All Products
Search
Document Center

Alibaba Cloud Service Mesh:Configure fault injection

Last Updated:Mar 11, 2026

Fault injection introduces deliberate failures into a service mesh to improve fault tolerance, discover client-side bugs, and identify potential faults. Unlike network-layer chaos testing (dropping packets or killing pods), fault injection works at the application layer through Envoy proxies, targeting specific failures like HTTP delays or error codes.

Service Mesh (ASM) supports fault injection through VirtualService resources. The following example injects a delay fault into the HTTPBin service and verifies the result.

Fault injection types

ASM supports two fault types, both configured in a VirtualService:

TypeWhat it simulatesUse case
DelayIncreased network latency or an overloaded upstream serviceTest timeout handling and retry logic
AbortUpstream service failure (HTTP error codes)Test error handling and fallback behavior

The following example demonstrates delay fault injection. For the full VirtualService fault injection API, see Manage virtual services.

Prerequisites

Complete the preparations and deploy the HTTPBin and sleep services. For more information, see Preparations.

Step 1: Verify that the services are running

Before injecting faults, confirm that the HTTPBin service responds normally.

  1. Use kubectl to connect to your Container Service for Kubernetes (ACK) cluster based on the information in the kubeconfig file, and open a shell in the sleep pod:

       kubectl exec -it deploy/sleep -- sh
  2. Send a request to the HTTPBin service:

       curl -I httpbin:8000

    Expected output:

       HTTP/1.1 200 OK
       server: envoy
       date: Fri, 11 Aug 2023 09:50:24 GMT
       content-type: text/html; charset=utf-8
       content-length: 9593
       access-control-allow-origin: *
       access-control-allow-credentials: true
       x-envoy-upstream-service-time: 3

    A 200 OK response with x-envoy-upstream-service-time: 3 confirms that the service responds in about 3 milliseconds with no artificial delay.

Step 2: Inject a delay fault

Create a VirtualService that adds a 5-second delay to all requests to the HTTPBin service.

Apply the following YAML through the ASM console or kubectl.
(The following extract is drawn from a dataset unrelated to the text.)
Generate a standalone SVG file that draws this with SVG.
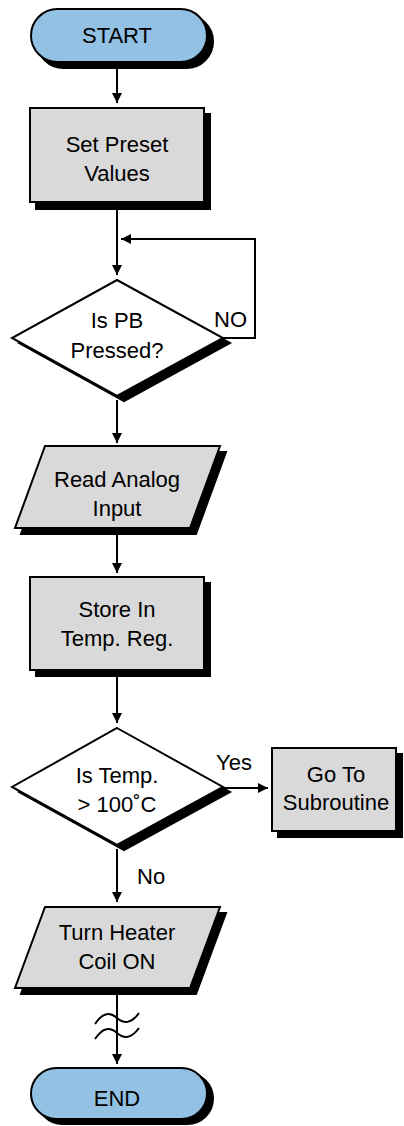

For detailed steps, see Manage virtual services.

apiVersion: networking.istio.io/v1beta1
kind: VirtualService
metadata:
  name: httpbin-vs
  namespace: default
spec:
  hosts:
    - httpbin
  http:
    - fault:
        delay:
          fixedDelay: 5s
          percentage:
            value: 100
      route:
        - destination:
            host: httpbin

Key fields:

FieldDescription
fault.delay.fixedDelayDuration of the injected delay. Set to 5s in this example.
fault.delay.percentage.valuePercentage of requests affected. 100 means all requests are delayed.
hostsTarget service. Requests to httpbin are matched.
route.destination.hostUpstream service that receives the request after the delay.

Step 3: Verify the delay fault

After applying the VirtualService, confirm that requests to HTTPBin are now delayed by 5 seconds.

  1. Open a shell in the sleep pod:

       kubectl exec -it deploy/sleep -- sh
  2. Send a request and measure the total response time:

       curl -w "Total time: %{time_total} seconds\n" -I httpbin:80

    Expected output:

       HTTP/1.1 200 OK
       server: istio-envoy
       date: Sun, 27 Aug 2023 12:41:05 GMT
       content-type: text/html; charset=utf-8
       content-length: 9593
       access-control-allow-origin: *
       access-control-allow-credentials: true
       x-envoy-upstream-service-time: 3
    
       Total time: 5.008333 seconds

Interpret the results

Compare the output from Step 1 and Step 3:

MetricBefore fault injectionAfter fault injection
Total response time~3 ms~5 seconds
Server headerenvoyistio-envoy
HTTP status200 OK200 OK

The response still succeeds with 200 OK, but the total time increased from milliseconds to about 5 seconds, matching the fixedDelay: 5s configuration. The server header changed to istio-envoy, indicating that the ASM sidecar proxy is actively processing the request and injecting the delay.

Delay fault injection is especially useful for discovering timeout mismatches across a microservice call chain. If an upstream service has a hard-coded timeout shorter than the injected delay, the test exposes that bug before it causes production incidents.

What's next

  • Adjust the percentage.value field to inject delays on a subset of traffic (for example, set it to 50 to delay 50% of requests).

  • Replace the delay block with an abort block to return HTTP error codes instead of delays. For the API specification, see Manage virtual services.

  • Add header-based match conditions to scope fault injection to specific users or traffic subsets, keeping other traffic unaffected.